* begin Records provided *
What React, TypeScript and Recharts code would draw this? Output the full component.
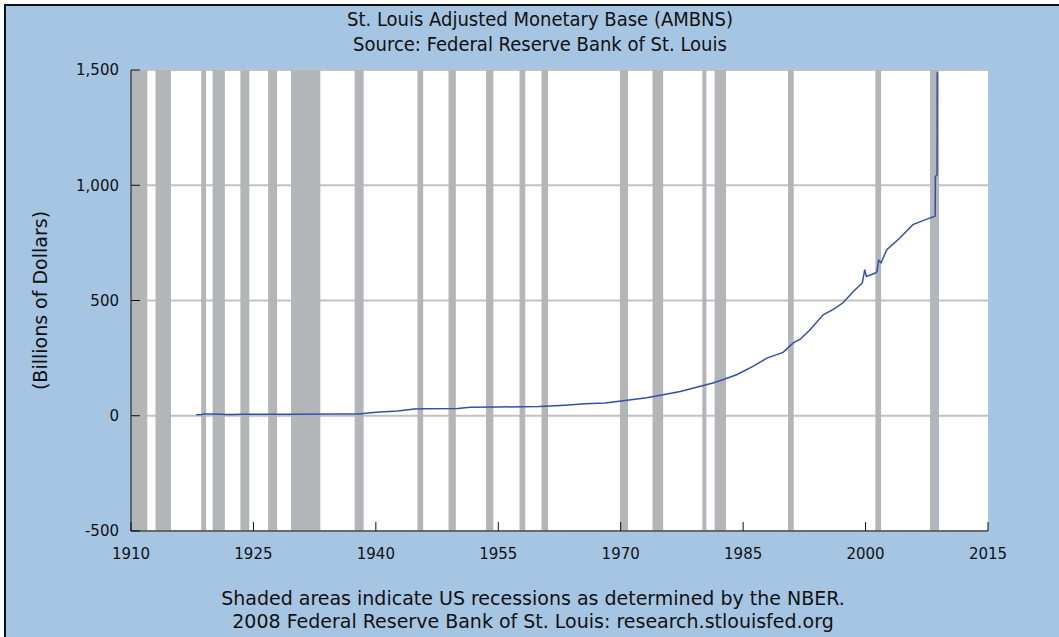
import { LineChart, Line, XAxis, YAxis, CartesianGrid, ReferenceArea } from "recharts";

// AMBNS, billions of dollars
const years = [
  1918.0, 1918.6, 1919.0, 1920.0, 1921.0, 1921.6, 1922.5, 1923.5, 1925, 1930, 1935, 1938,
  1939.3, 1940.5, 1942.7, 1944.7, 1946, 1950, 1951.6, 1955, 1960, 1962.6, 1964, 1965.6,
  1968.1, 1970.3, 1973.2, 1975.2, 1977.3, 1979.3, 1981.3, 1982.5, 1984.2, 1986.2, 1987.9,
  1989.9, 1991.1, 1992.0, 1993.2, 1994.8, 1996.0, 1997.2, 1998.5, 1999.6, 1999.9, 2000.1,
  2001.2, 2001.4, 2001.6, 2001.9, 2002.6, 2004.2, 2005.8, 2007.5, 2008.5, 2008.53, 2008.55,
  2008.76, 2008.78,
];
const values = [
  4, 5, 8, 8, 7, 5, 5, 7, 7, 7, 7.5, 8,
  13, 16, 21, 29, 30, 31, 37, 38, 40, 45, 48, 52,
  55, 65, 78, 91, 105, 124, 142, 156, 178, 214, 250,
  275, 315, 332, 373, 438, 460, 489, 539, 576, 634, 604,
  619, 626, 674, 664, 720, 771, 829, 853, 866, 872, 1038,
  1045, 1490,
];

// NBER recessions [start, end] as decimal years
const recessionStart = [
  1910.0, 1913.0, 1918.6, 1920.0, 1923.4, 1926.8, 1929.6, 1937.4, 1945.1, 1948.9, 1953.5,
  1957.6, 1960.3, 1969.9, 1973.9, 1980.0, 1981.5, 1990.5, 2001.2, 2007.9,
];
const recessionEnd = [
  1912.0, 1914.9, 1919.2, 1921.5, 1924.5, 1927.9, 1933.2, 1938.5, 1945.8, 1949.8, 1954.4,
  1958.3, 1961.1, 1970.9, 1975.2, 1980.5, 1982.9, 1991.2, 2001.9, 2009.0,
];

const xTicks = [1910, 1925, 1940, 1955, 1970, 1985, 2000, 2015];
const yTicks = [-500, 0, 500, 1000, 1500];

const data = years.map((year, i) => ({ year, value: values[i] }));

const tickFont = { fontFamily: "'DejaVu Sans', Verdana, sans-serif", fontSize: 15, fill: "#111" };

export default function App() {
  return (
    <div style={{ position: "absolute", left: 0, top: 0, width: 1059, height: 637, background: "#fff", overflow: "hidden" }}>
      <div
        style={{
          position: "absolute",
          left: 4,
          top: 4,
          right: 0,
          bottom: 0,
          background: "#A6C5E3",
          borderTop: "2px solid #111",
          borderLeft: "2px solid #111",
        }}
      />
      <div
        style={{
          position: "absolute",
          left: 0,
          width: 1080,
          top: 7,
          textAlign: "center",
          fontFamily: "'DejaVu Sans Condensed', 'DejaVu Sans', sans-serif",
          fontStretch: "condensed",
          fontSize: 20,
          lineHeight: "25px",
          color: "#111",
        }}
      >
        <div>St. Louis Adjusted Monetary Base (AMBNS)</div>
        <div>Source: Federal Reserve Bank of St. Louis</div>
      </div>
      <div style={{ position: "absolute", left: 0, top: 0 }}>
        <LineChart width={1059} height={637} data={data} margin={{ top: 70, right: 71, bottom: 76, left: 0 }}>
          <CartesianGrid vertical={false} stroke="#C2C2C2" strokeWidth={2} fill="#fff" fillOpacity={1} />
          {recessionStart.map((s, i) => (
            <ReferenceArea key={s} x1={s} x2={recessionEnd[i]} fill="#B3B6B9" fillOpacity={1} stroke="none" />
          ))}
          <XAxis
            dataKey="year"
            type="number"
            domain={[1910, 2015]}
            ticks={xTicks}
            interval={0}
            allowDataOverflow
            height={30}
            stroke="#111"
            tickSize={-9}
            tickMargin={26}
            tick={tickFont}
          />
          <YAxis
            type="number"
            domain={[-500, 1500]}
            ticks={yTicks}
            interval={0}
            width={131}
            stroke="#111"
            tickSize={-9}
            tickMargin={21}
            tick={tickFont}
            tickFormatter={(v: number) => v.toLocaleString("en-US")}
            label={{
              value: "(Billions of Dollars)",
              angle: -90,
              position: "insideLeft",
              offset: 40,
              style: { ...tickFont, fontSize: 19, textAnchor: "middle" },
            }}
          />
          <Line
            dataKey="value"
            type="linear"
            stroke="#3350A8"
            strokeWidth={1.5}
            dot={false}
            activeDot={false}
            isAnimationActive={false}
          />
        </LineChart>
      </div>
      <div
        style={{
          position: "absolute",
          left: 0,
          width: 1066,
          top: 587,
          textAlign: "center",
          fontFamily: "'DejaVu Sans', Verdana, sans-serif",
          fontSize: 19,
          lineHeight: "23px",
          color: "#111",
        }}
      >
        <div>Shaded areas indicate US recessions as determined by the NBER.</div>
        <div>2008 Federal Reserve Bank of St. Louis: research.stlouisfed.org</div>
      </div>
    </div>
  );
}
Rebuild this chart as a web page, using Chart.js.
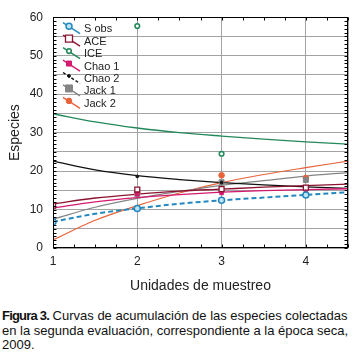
* end Records provided *
## What is asked
Write out exactly the lines between the start of the data and the line with "YAxis, CartesianGrid, ReferenceArea", including both, but none of the pictures.

## Written solution
What React, TypeScript and Recharts code would draw this? Output the full component.
import { LineChart, Line, XAxis, YAxis, CartesianGrid, ReferenceArea } from "recharts";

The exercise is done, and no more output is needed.